TGR: With gold equity prices slumping badly, have you had to adjust your price-to-ounces-in-the-ground valuations or make other changes to your model to reflect what is happening in the market?
MF: The valuations are all over the place and they are cyclical. In 2009, the value-per-ounce-in-the-ground values went for about $20/oz average. In 2010, they went to $90/oz and are now at about $40/oz. It looks as if the cycle now is one to two years, and we are on one of the lows.
But as an analyst you have to look at what that value might be in a one-to-two-year horizon. Therefore, I do not adjust my models for swings in sentiment. Although we are on a low valuation right now, good valuations are out there. We are using a range of $50–70/oz for target prices on small companies.
TGR: Michael, can you give our readers a reason or two to stay positive about the gold market?
MF: All is not lost in the gold sector. First of all, the gold sector is cyclical. We have been on a down cycle for about 20 months. Although that has been pretty depressing, history shows us that 20 months is about as long as a typical down cycle lasts.

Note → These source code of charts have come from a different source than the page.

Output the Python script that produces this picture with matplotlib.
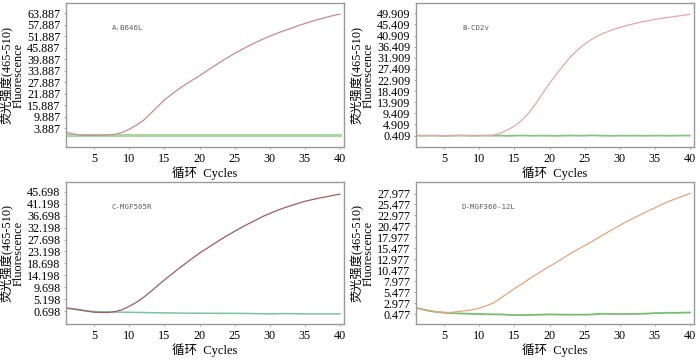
import numpy as np
import matplotlib
matplotlib.use("Agg")
import matplotlib.pyplot as plt

plt.rcParams['font.family'] = ['Liberation Serif', 'Noto Sans CJK SC']

# 循环数
cycles = np.arange(1, 41)

# A-B646L
a_pos = [1.8, 0.9, 0.3, 0.2, 0.2, 0.25, 0.35, 0.7, 1.7, 3.4,
         5.5, 8.0, 11.5, 15.1, 18.7, 21.6, 24.3, 26.8, 29.1, 31.3,
         33.8, 36.2, 38.6, 40.8, 43.0, 45.0, 46.9, 48.7, 50.4, 52.0,
         53.4, 54.8, 56.0, 57.4, 58.6, 59.7, 60.8, 61.8, 62.7, 63.5]
a_neg = [0.55] * 40

# B-CD2v
b_pos = [0.40, 0.38, 0.42, 0.40, 0.36, 0.40, 0.44, 0.42, 0.45, 0.40,
         0.45, 0.6, 1.38, 2.7, 4.3, 6.5, 9.5, 13.2, 17.5, 21.6,
         25.4, 29.0, 32.4, 35.1, 37.5, 39.4, 41.0, 42.2, 43.3, 44.2,
         45.0, 45.7, 46.4, 46.9, 47.5, 47.9, 48.3, 48.7, 49.1, 49.5]
b_neg = [0.40, 0.35, 0.42, 0.38, 0.30, 0.36, 0.45, 0.40, 0.33, 0.38,
         0.42, 0.35, 0.40, 0.30, 0.36, 0.45, 0.38, 0.32, 0.40, 0.35,
         0.30, 0.38, 0.44, 0.36, 0.40, 0.50, 0.42, 0.35, 0.30, 0.38,
         0.36, 0.40, 0.33, 0.38, 0.36, 0.40, 0.35, 0.38, 0.45, 0.36]

# C-MGF505R
c_pos = [1.94, 1.55, 1.2, 0.7, 0.32, 0.22, 0.2, 0.57, 1.3, 2.56,
         4.05, 5.9, 8.0, 10.3, 12.5, 14.6, 16.7, 18.7, 20.7, 22.6,
         24.3, 26.0, 27.7, 29.3, 30.8, 32.3, 33.7, 35.0, 36.4, 37.5,
         38.6, 39.6, 40.45, 41.3, 42.1, 42.7, 43.3, 43.8, 44.3, 44.8]
c_neg = [1.94, 1.5, 1.1, 0.8, 0.57, 0.5, 0.45, 0.4, 0.35, 0.3,
         0.25, 0.2, 0.15, 0.1, 0.07, 0.05, 0.0, -0.03, -0.05, -0.05,
         -0.07, -0.08, -0.1, -0.1, -0.1, -0.12, -0.15, -0.2, -0.25, -0.3,
         -0.25, -0.2, -0.2, -0.25, -0.3, -0.3, -0.3, -0.3, -0.3, -0.3]

# D-MGF360-12L
d_pos = [1.9, 1.5, 1.23, 1.0, 0.85, 0.85, 1.08, 1.23, 1.46, 1.83,
         2.36, 3.04, 4.1, 5.2, 6.3, 7.3, 8.4, 9.4, 10.4, 11.4,
         12.3, 13.3, 14.3, 15.2, 16.1, 17.0, 17.96, 18.9, 19.8, 20.7,
         21.6, 22.4, 23.2, 24.0, 24.7, 25.5, 26.2, 26.8, 27.4, 28.0]
d_neg = [1.9, 1.5, 1.15, 0.95, 0.78, 0.7, 0.63, 0.58, 0.52, 0.48,
         0.45, 0.42, 0.4, 0.32, 0.25, 0.25, 0.25, 0.3, 0.35, 0.4,
         0.38, 0.35, 0.33, 0.35, 0.33, 0.4, 0.5, 0.55, 0.5, 0.48,
         0.5, 0.52, 0.55, 0.6, 0.7, 0.72, 0.78, 0.75, 0.8, 0.85]

names = ["A-B646L", "B-CD2v", "C-MGF505R", "D-MGF360-12L"]
positives = [a_pos, b_pos, c_pos, d_pos]
negatives = [a_neg, b_neg, c_neg, d_neg]
pos_colors = ["#c88a8f", "#e3a7ae", "#9c5d64", "#e3a57f"]
neg_colors = ["#a9d6a2", "#86c386", "#7cc3a0", "#78bd72"]
neg_widths = [2.2, 1.3, 1.1, 1.3]
tick_start = [3.887, 0.409, 0.698, 0.477]
tick_step = [6.0, 4.5, 4.5, 2.5]
tick_count = [11, 12, 11, 12]
ylims = [(-5.9, 69.3), (-4.2, 54.1), (-4.3, 49.2), (-1.9, 30.5)]
xticks = [5, 10, 15, 20, 25, 30, 35, 40]

rects = [[0.0943, 0.594, 0.3971, 0.3977],
         [0.5943, 0.594, 0.3971, 0.3977],
         [0.0943, 0.1036, 0.3971, 0.3924],
         [0.5943, 0.1036, 0.3971, 0.3924]]

fig = plt.figure(figsize=(7.0, 3.62), dpi=100)

for i in range(4):
    ax = fig.add_axes(rects[i])
    ax.plot(cycles, negatives[i], color=neg_colors[i], lw=neg_widths[i])
    ax.plot(cycles, positives[i], color=pos_colors[i], lw=0.9)
    ax.set_xlim(0.97, 40.57)
    ax.set_ylim(*ylims[i])
    yt = [tick_start[i] + k * tick_step[i] for k in range(tick_count[i])]
    ax.set_yticks(yt)
    ax.set_yticklabels(["%.3f" % v for v in yt])
    ax.set_xticks(xticks)
    ax.tick_params(axis='both', labelsize=8.7, length=1.5, width=0.6,
                   color="#999999", pad=2.5)
    for s in ax.spines.values():
        s.set_color("#9a9a9a")
        s.set_linewidth(1.0)
    ax.set_xlabel("循环  Cycles", fontsize=9, labelpad=1)
    ax.set_ylabel("荧光强度(465-510)\nFluorescence", fontsize=8.8,
                  linespacing=0.95, labelpad=2)
    ax.text(0.165, 0.81, names[i], transform=ax.transAxes,
            family="DejaVu Sans Mono", fontsize=5.3, color="#5a5a5a")

fig.savefig("out.png", dpi=100)
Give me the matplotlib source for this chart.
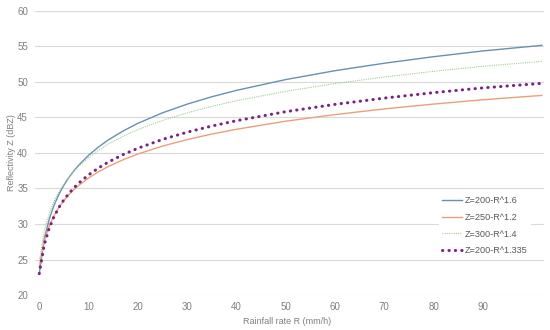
import matplotlib
matplotlib.use("Agg")
import matplotlib.pyplot as plt

# category positions (rainfall-rate axis index) and values
x_pos = [0, 1, 2, 3, 4, 5, 6, 7, 8, 10, 12, 14, 17, 20, 25, 30, 35, 40, 50, 60, 70, 80, 90, 102]
z_200_16 = [23.01, 27.83, 30.64, 32.64, 34.19, 35.46, 36.53, 37.46, 38.28, 39.67, 40.83, 41.83,
            43.09, 44.17, 45.65, 46.87, 47.91, 48.81, 50.33, 51.58, 52.63, 53.55, 54.36, 55.15]
z_250_12 = [23.98, 27.59, 29.71, 31.20, 32.37, 33.32, 34.12, 34.82, 35.43, 36.48, 37.35, 38.09,
            39.04, 39.85, 40.96, 41.88, 42.66, 43.33, 44.47, 45.40, 46.20, 46.88, 47.49, 48.10]
z_300_14 = [24.77, 28.98, 31.45, 33.20, 34.56, 35.66, 36.60, 37.41, 38.13, 39.35, 40.37, 41.24,
            42.34, 43.28, 44.58, 45.65, 46.56, 47.35, 48.68, 49.77, 50.69, 51.49, 52.20, 52.90]
z_200_1335 = [23.01, 27.03, 29.38, 31.05, 32.34, 33.40, 34.29, 35.07, 35.75, 36.91, 37.88, 38.71,
              39.77, 40.66, 41.90, 42.92, 43.79, 44.54, 45.81, 46.84, 47.72, 48.49, 49.16, 49.80]
labels = ["Z=200-R^1.6", "Z=250-R^1.2", "Z=300-R^1.4", "Z=200-R^1.335"]
x_ticks = [0, 10, 20, 30, 40, 50, 60, 70, 80, 90]
y_ticks = [20, 25, 30, 35, 40, 45, 50, 55, 60]

plt.rcParams['font.family'] = ['Liberation Sans', 'DejaVu Sans']
txt = '#7f7f7f'

fig = plt.figure(figsize=(5.5, 3.3), dpi=100)
ax = fig.add_axes([0.0636, 0.106, 0.9254, 0.861])

ax.plot(x_pos, z_200_16, color='#6592b2', lw=1.0, label=labels[0])
ax.plot(x_pos, z_250_12, color='#e9a07a', lw=1.0, label=labels[1])
ax.plot(x_pos, z_300_14, color='#a3cc94', lw=0.8, linestyle=(0, (1, 1)), label=labels[2])
ax.plot(x_pos, z_200_1335, color='#7b2382', lw=2.2, linestyle=(0, (0.1, 2.0)),
        dash_capstyle='round', label=labels[3])

ax.set_xlim(-0.87, 102.4)
ax.set_ylim(20, 60)
ax.set_xticks(x_ticks)
ax.set_yticks(y_ticks)
ax.grid(axis='y', color='#d9d9d9', lw=0.8)
ax.set_axisbelow(True)
for s in ax.spines.values():
    s.set_visible(False)
ax.tick_params(length=0, labelsize=7, labelcolor=txt)
ax.tick_params(axis='x', pad=5)
ax.tick_params(axis='y', pad=5)
fig.text(287 / 550, 1 - 322 / 330, 'Rainfall rate R (mm/h)', fontsize=6.5, color=txt,
         ha='center', va='center')
fig.text(12 / 550, 1 - 153 / 330, 'Reflectivity Z (dBZ)', fontsize=6.5, color=txt,
         ha='center', va='center', rotation=90)

leg = ax.legend(loc='lower right', bbox_to_anchor=(0.974, 0.13), frameon=True, fontsize=6.6,
                handlelength=2.2, handletextpad=0.35, labelspacing=0.85, borderpad=0.3,
                borderaxespad=0)
leg.get_frame().set_edgecolor('none')
leg.get_frame().set_facecolor('white')
leg.get_frame().set_alpha(1)
for t in leg.get_texts():
    t.set_color('#595959')

fig.savefig('out.png', dpi=100)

Second, institutions and money managers have been selling their gold juniors. Typically, when the institutions are long juniors, it is time to head for the hills or sell them and vice versa. They tend to be contrary indicators at extremes. Institutions are overly negative on juniors right now. So now I would not head for the hills. I would accumulate. Valuations are cheap. I expect the mid-junior/midtier producers to be the first to move, followed by some of the junior explorers.
Quite frankly, the negativity floating around now sets us up for a very good, positive environment going forward.